— Start Data segment —

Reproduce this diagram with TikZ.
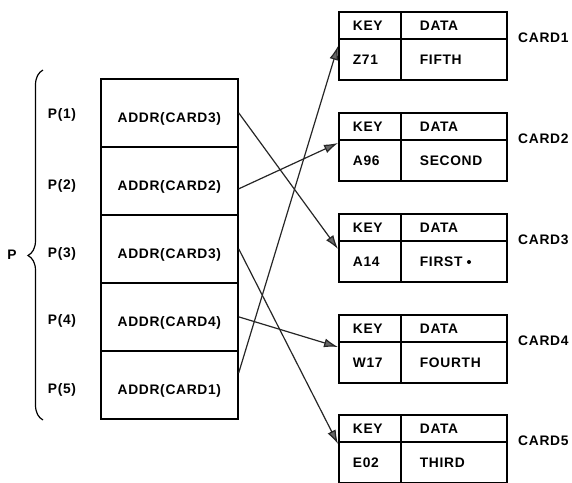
\documentclass[tikz,border=0pt]{standalone}
\usepackage{fontspec}
\setmainfont{Liberation Sans}[LetterSpace=5]
\usetikzlibrary{arrows.meta,decorations.pathreplacing}
\begin{document}
\begin{tikzpicture}[x=1pt,y=-1pt,
  font=\fontsize{13.8}{15}\selectfont\bfseries,
  cell/.style={draw, line width=1.7pt, inner ysep=0pt, anchor=north west},
  acell/.style={cell, minimum width=137pt, minimum height=68pt, inner xsep=0pt, text height=22pt, text depth=3pt},
  khead/.style={cell, minimum height=27pt, text width=34pt, inner xsep=14pt, align=left},
  dhead/.style={cell, minimum height=27pt, text width=68pt, inner xsep=19pt, align=left},
  kval/.style={cell, minimum height=41pt, text width=34pt, inner xsep=14pt, align=left},
  dval/.style={cell, minimum height=41pt, text width=68pt, inner xsep=19pt, align=left},
  cardlbl/.style={anchor=west, inner sep=0pt},
  arr/.style={line width=1.2pt, draw=black!85, -{Latex[length=14pt,width=9pt,fill=black!60]}}
]
\useasboundingbox (0,0) rectangle (572,482);

% brace and P
\draw[line width=1.2pt, decorate, decoration={brace, amplitude=15pt, aspect=0.47}] (43,420) -- (43,70);
\node (P) at (12,255) {P};

% array P
\node[acell] (a1) at (100,78)  {ADDR(CARD3)};
\node[acell] (a2) at (100,146) {ADDR(CARD2)};
\node[acell] (a3) at (100,214) {ADDR(CARD3)};
\node[acell] (a4) at (100,282) {ADDR(CARD4)};
\node[acell] (a5) at (100,350) {ADDR(CARD1)};

\node (p1) at (62,115) {P(1)};
\node (p2) at (62,186) {P(2)};
\node (p3) at (62,254) {P(3)};
\node (p4) at (62,321) {P(4)};
\node (p5) at (62,390) {P(5)};

% cards
\node[khead] (k1h) at (338,11) {KEY};
\node[dhead] (d1h) at (400,11) {DATA};
\node[kval]  (k1v) at (338,38) {Z71};
\node[dval]  (d1v) at (400,38) {FIFTH};
\node[cardlbl] (c1) at (518,38) {CARD1};

\node[khead] (k2h) at (338,112) {KEY};
\node[dhead] (d2h) at (400,112) {DATA};
\node[kval]  (k2v) at (338,139) {A96};
\node[dval]  (d2v) at (400,139) {SECOND};
\node[cardlbl] (c2) at (518,139) {CARD2};

\node[khead] (k3h) at (338,213) {KEY};
\node[dhead] (d3h) at (400,213) {DATA};
\node[kval]  (k3v) at (338,240) {A14};
\node[dval]  (d3v) at (400,240) {FIRST};
\node[cardlbl] (c3) at (518,240) {CARD3};
\node[circle, fill, inner sep=0pt, minimum size=4pt] (dot) at (469,262) {};

\node[khead] (k4h) at (338,314) {KEY};
\node[dhead] (d4h) at (400,314) {DATA};
\node[kval]  (k4v) at (338,341) {W17};
\node[dval]  (d4v) at (400,341) {FOURTH};
\node[cardlbl] (c4) at (518,341) {CARD4};

\node[khead] (k5h) at (338,414) {KEY};
\node[dhead] (d5h) at (400,414) {DATA};
\node[kval]  (k5v) at (338,441) {E02};
\node[dval]  (d5v) at (400,441) {THIRD};
\node[cardlbl] (c5) at (518,441) {CARD5};

% pointers
\draw[arr] (a1.east) -- ([yshift=-9pt]k3v.north west);
\draw[arr] ([yshift=-8pt]a2.east) -- ([yshift=-4pt]k2v.north west);
\draw[arr] (a3.east) -- ([yshift=-3pt]k5v.north west);
\draw[arr] (a4.east) -- ([yshift=-6pt]k4v.north west);
\draw[arr] ([yshift=12pt]a5.east) -- ([yshift=-8pt]k1v.north west);
\end{tikzpicture}
\end{document}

— End Data segment —

• **What the task requires**
Leave the pictures out, and print every line of the listing exactly as written.

• **Solution for this problem**
Reproduce this diagram with TikZ.
\documentclass[tikz,border=0pt]{standalone}
\usepackage{fontspec}
\setmainfont{Liberation Sans}[LetterSpace=5]
\usetikzlibrary{arrows.meta,decorations.pathreplacing}
\begin{document}
\begin{tikzpicture}[x=1pt,y=-1pt,
  font=\fontsize{13.8}{15}\selectfont\bfseries,
  cell/.style={draw, line width=1.7pt, inner ysep=0pt, anchor=north west},
  acell/.style={cell, minimum width=137pt, minimum height=68pt, inner xsep=0pt, text height=22pt, text depth=3pt},
  khead/.style={cell, minimum height=27pt, text width=34pt, inner xsep=14pt, align=left},
  dhead/.style={cell, minimum height=27pt, text width=68pt, inner xsep=19pt, align=left},
  kval/.style={cell, minimum height=41pt, text width=34pt, inner xsep=14pt, align=left},
  dval/.style={cell, minimum height=41pt, text width=68pt, inner xsep=19pt, align=left},
  cardlbl/.style={anchor=west, inner sep=0pt},
  arr/.style={line width=1.2pt, draw=black!85, -{Latex[length=14pt,width=9pt,fill=black!60]}}
]
\useasboundingbox (0,0) rectangle (572,482);

% brace and P
\draw[line width=1.2pt, decorate, decoration={brace, amplitude=15pt, aspect=0.47}] (43,420) -- (43,70);
\node (P) at (12,255) {P};

% array P
\node[acell] (a1) at (100,78)  {ADDR(CARD3)};
\node[acell] (a2) at (100,146) {ADDR(CARD2)};
\node[acell] (a3) at (100,214) {ADDR(CARD3)};
\node[acell] (a4) at (100,282) {ADDR(CARD4)};
\node[acell] (a5) at (100,350) {ADDR(CARD1)};

\node (p1) at (62,115) {P(1)};
\node (p2) at (62,186) {P(2)};
\node (p3) at (62,254) {P(3)};
\node (p4) at (62,321) {P(4)};
\node (p5) at (62,390) {P(5)};

% cards
\node[khead] (k1h) at (338,11) {KEY};
\node[dhead] (d1h) at (400,11) {DATA};
\node[kval]  (k1v) at (338,38) {Z71};
\node[dval]  (d1v) at (400,38) {FIFTH};
\node[cardlbl] (c1) at (518,38) {CARD1};

\node[khead] (k2h) at (338,112) {KEY};
\node[dhead] (d2h) at (400,112) {DATA};
\node[kval]  (k2v) at (338,139) {A96};
\node[dval]  (d2v) at (400,139) {SECOND};
\node[cardlbl] (c2) at (518,139) {CARD2};

\node[khead] (k3h) at (338,213) {KEY};
\node[dhead] (d3h) at (400,213) {DATA};
\node[kval]  (k3v) at (338,240) {A14};
\node[dval]  (d3v) at (400,240) {FIRST};
\node[cardlbl] (c3) at (518,240) {CARD3};
\node[circle, fill, inner sep=0pt, minimum size=4pt] (dot) at (469,262) {};

\node[khead] (k4h) at (338,314) {KEY};
\node[dhead] (d4h) at (400,314) {DATA};
\node[kval]  (k4v) at (338,341) {W17};
\node[dval]  (d4v) at (400,341) {FOURTH};
\node[cardlbl] (c4) at (518,341) {CARD4};

\node[khead] (k5h) at (338,414) {KEY};
\node[dhead] (d5h) at (400,414) {DATA};
\node[kval]  (k5v) at (338,441) {E02};
\node[dval]  (d5v) at (400,441) {THIRD};
\node[cardlbl] (c5) at (518,441) {CARD5};

% pointers
\draw[arr] (a1.east) -- ([yshift=-9pt]k3v.north west);
\draw[arr] ([yshift=-8pt]a2.east) -- ([yshift=-4pt]k2v.north west);
\draw[arr] (a3.east) -- ([yshift=-3pt]k5v.north west);
\draw[arr] (a4.east) -- ([yshift=-6pt]k4v.north west);
\draw[arr] ([yshift=12pt]a5.east) -- ([yshift=-8pt]k1v.north west);
\end{tikzpicture}
\end{document}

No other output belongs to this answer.